Introduction
The promise of “one token to rule them all” was attractive but brittle. Corporate treasurers and PSPs discovered that counterparties, regulators, and banks rarely align on a single instrument. A design that abstracts the asset layer—handling RLUSD, USDC, USDT, EURC, and local stablecoins alongside fiat—emerged because payments needed to clear in the instrument that would actually be accepted and promptly settled on both ends.
This review examines how that abstraction works in practice, why it matters for scale and resilience, and where Ripple’s interpretation, including RLUSD integration, stands out—and falls short—relative to alternatives. Beyond performance numbers, the key question is strategic: does asset choice become a routing detail rather than a product limitation?
Body
Architecture and Orchestration
At the core is a routing engine that scores assets per payment hop with real-time inputs: corridor liquidity, FX basis, on/off-ramp fees, counterparty policies, and regulatory constraints. Instead of pre-funding a single pool, the system selects among fiat and multiple tokens, assembling a path that optimizes total landed cost and confirmation time while meeting policy. Latency targets depend on venue mix: public chains introduce block times and mempool risk, whereas permissioned ledgers and bank rails trade openness for determinism. Performance must be read holistically. A low on-chain fee is irrelevant if off-ramp spreads erase savings, or if settlement finality is probabilistic when a supplier needs hard finality before shipping. Leading platforms publish corridor-level success rates, SLA adherence, and exception ratios; the credible ones show stable performance through venue outages by auto-failing over to alternate rails.
Custody, Liquidity, and Conversion
Unified custody bridges banking and tokenized balances with policy tiers: hot wallets for throughput, cold or MPC-governed vaults for reserves, and segregation options for clients that cannot commingle funds. Liquidity is orchestrated across exchanges, banks, and market makers with just-in-time conversion, cutting idle balances and reducing trapped capital. The differentiator is not merely access but inventory intelligence—predictive sweeps, credit line utilization, and collateral optimization under stress.
Pricing quality hinges on fragmentation. Depth varies sharply across tokens and venues; spreads look tight at small clips but widen when corporates push size. Systems that pre-negotiate bilateral liquidity or maintain multi-venue smart order routing deliver more consistent execution and fewer broken payments, albeit with higher integration overhead.
Compliance-Aware Controls
Asset selection is increasingly a compliance decision. MiCA urges use of e-money tokens and imposes custody and reporting duties that disqualify some instruments for certain flows. The GENIUS Act in the U.S. added operational clarity that shortened procurement cycles for enterprise pilots and drew banks off the sidelines. Effective platforms encode these rules as policies—token provenance screens, address blacklists, travel rule messaging, and per-entity limits—so routing can switch assets as regulations or counterparties change, without retooling core code. Crucially, compliance telemetry must be as interoperable as settlement. ISO 20022 mapping and unified event logs across rails make audits tractable, while real-time dashboards cut exception resolution from days to minutes. This is where bank-led consortia sometimes struggle: strong governance, slower change velocity.

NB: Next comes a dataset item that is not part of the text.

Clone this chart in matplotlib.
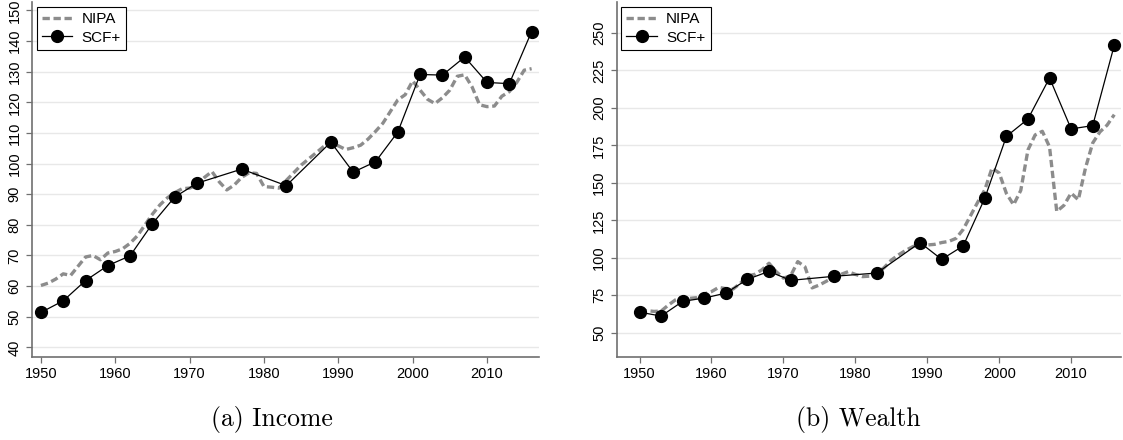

Interoperability and Vendor Landscape
Interoperability is both network and messaging. Systems that speak public chains, permissioned ledgers, and fiat rails in parallel—and can coordinate messaging and settlement across them—are best positioned to meet regional uptime and SLA demands. Failover design is not an add-on; it is the operating model.
Ripple’s asset-agnostic posture is notable in two ways. First, RLUSD’s regulatory framing and institutional uptake provide a compliant dollar rail where banks demand clarity; second, Ripple pairs custody, liquidity, and conversion as an integrated service rather than a mosaic of vendors. The trade-off is dependence on a single provider’s roadmap and pricing. Alternatives span PSPs that bolt on select stablecoins, bank-led networks with strong fiat reach but limited token diversity, and neutral orchestration layers that prize modularity over end-to-end guarantees. The choice turns on time-to-market versus control: buy for speed and corridor coverage; build for bespoke risk and pricing models—at the cost of slower scale.
Conclusion
Taken together, asset-agnostic rails shifted the competitive frontier from picking a “winning” token to operating a policy-driven, multi-rail engine that turns asset choice into a parameter. The platforms that mattered paired routing with custody, liquidity, and compliance telemetry, survived venue outages with graceful failover, and interpreted the $33 trillion stablecoin figure not as hype but as evidence that operational scale had arrived. For institutions, the actionable path was to pilot corridors where policy constraints and counterparty demand were clearest, integrate unified reporting before expanding liquidity lines, and negotiate execution SLAs that priced failover, not just fees. Ripple’s integrated stack offered speed and regulatory alignment, while neutral layers promised flexibility; the verdict favored teams that prioritized switchable assets, interoperable compliance, and resilient liquidity over single-coin bets, because those choices maximized optionality as rules and relationships evolved.